### THE TASK
Exactly the lines from the start of the data below through the line that contains "72.4, 70.3, 69.9];" are to be copied, with pictures left out.

--- start ---

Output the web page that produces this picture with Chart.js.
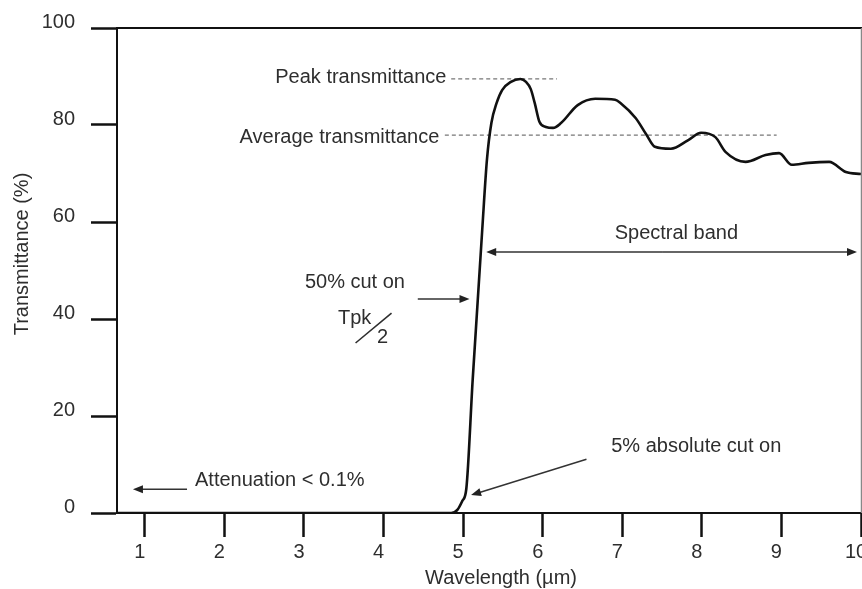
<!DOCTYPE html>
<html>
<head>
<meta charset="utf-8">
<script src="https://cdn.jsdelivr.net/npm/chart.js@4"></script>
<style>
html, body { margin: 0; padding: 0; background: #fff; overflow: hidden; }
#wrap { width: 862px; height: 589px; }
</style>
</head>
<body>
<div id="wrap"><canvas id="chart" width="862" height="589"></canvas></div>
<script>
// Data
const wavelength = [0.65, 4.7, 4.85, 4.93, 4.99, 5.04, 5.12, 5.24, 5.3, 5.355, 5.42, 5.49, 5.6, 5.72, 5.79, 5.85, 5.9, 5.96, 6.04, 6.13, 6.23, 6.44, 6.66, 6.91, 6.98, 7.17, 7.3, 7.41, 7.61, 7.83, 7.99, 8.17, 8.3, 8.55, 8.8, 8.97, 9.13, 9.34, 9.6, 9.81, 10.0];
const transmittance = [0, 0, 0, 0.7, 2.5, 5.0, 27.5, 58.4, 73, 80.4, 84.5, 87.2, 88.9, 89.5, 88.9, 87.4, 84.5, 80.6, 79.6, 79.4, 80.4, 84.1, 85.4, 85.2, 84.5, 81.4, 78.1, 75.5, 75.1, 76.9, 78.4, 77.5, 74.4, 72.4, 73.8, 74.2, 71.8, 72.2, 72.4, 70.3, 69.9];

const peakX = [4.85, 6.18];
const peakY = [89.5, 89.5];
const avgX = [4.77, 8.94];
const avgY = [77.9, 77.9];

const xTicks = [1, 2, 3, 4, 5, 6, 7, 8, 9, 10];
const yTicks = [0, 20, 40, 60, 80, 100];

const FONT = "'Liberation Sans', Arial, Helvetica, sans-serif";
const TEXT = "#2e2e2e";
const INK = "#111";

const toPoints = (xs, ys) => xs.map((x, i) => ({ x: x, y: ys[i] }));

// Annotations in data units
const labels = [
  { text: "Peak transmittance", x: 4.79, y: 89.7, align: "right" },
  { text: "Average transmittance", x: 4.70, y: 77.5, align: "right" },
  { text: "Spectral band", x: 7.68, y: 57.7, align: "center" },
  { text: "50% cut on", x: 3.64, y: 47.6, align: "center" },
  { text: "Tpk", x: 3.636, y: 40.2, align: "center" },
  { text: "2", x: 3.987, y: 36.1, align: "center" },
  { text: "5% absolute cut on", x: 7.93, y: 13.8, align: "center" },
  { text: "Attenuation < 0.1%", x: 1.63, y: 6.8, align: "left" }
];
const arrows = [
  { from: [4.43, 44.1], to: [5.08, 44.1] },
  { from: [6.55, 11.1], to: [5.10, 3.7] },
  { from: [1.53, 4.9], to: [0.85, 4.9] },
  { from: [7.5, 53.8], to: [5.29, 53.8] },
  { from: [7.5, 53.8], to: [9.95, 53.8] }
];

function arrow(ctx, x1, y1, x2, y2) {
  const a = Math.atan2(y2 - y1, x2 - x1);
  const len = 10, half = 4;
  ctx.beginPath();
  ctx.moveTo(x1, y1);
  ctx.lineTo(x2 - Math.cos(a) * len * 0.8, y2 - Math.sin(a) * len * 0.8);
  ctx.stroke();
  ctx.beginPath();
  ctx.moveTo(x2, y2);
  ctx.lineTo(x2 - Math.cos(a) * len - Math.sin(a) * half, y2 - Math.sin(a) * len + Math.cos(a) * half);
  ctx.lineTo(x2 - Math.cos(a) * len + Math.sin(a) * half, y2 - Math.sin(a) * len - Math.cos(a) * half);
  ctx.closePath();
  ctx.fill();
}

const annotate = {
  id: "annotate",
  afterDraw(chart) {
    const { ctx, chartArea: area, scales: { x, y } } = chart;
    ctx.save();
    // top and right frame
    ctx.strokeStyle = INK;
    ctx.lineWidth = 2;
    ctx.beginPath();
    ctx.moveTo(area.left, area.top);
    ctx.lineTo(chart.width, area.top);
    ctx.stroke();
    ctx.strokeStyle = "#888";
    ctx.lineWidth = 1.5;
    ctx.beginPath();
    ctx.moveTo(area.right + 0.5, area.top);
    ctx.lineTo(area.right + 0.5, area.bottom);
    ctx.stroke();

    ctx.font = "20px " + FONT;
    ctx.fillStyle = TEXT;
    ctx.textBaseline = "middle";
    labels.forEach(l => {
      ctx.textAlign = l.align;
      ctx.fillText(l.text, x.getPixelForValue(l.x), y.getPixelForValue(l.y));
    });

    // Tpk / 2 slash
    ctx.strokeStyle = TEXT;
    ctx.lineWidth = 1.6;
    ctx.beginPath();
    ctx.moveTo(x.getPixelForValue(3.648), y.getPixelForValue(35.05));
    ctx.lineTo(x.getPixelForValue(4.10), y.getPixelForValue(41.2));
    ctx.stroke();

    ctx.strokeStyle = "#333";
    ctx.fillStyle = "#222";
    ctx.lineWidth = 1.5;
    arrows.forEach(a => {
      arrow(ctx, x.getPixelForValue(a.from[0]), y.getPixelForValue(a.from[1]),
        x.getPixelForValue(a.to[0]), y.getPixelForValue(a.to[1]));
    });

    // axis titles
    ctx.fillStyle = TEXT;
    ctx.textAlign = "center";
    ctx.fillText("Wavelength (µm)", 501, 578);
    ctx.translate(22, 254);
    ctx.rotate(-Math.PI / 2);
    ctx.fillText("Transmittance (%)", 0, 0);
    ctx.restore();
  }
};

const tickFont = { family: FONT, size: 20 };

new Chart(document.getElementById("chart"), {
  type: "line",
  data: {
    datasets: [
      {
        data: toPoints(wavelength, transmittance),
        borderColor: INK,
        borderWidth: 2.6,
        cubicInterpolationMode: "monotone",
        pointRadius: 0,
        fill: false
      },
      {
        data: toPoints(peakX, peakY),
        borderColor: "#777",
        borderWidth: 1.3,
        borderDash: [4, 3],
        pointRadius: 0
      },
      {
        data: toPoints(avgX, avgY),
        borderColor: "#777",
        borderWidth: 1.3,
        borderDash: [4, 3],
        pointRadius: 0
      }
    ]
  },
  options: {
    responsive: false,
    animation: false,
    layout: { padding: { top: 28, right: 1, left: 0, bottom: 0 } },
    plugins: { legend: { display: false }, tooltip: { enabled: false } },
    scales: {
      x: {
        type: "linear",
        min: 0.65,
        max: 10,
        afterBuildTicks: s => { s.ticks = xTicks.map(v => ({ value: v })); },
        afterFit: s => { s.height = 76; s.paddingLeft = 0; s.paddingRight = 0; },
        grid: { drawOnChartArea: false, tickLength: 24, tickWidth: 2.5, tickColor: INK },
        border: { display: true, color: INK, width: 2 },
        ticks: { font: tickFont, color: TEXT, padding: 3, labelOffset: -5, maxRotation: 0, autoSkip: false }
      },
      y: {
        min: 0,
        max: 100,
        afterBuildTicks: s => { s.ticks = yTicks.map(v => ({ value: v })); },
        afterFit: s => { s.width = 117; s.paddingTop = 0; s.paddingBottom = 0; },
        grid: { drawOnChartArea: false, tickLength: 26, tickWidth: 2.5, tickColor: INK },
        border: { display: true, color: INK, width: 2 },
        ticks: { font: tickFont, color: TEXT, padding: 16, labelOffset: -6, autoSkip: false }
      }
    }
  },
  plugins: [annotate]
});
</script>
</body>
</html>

--- end ---

### TASK RESPONSE
Output the web page that produces this picture with Chart.js.
<!DOCTYPE html>
<html>
<head>
<meta charset="utf-8">
<script src="https://cdn.jsdelivr.net/npm/chart.js@4"></script>
<style>
html, body { margin: 0; padding: 0; background: #fff; overflow: hidden; }
#wrap { width: 862px; height: 589px; }
</style>
</head>
<body>
<div id="wrap"><canvas id="chart" width="862" height="589"></canvas></div>
<script>
// Data
const wavelength = [0.65, 4.7, 4.85, 4.93, 4.99, 5.04, 5.12, 5.24, 5.3, 5.355, 5.42, 5.49, 5.6, 5.72, 5.79, 5.85, 5.9, 5.96, 6.04, 6.13, 6.23, 6.44, 6.66, 6.91, 6.98, 7.17, 7.3, 7.41, 7.61, 7.83, 7.99, 8.17, 8.3, 8.55, 8.8, 8.97, 9.13, 9.34, 9.6, 9.81, 10.0];
const transmittance = [0, 0, 0, 0.7, 2.5, 5.0, 27.5, 58.4, 73, 80.4, 84.5, 87.2, 88.9, 89.5, 88.9, 87.4, 84.5, 80.6, 79.6, 79.4, 80.4, 84.1, 85.4, 85.2, 84.5, 81.4, 78.1, 75.5, 75.1, 76.9, 78.4, 77.5, 74.4, 72.4, 73.8, 74.2, 71.8, 72.2, 72.4, 70.3, 69.9];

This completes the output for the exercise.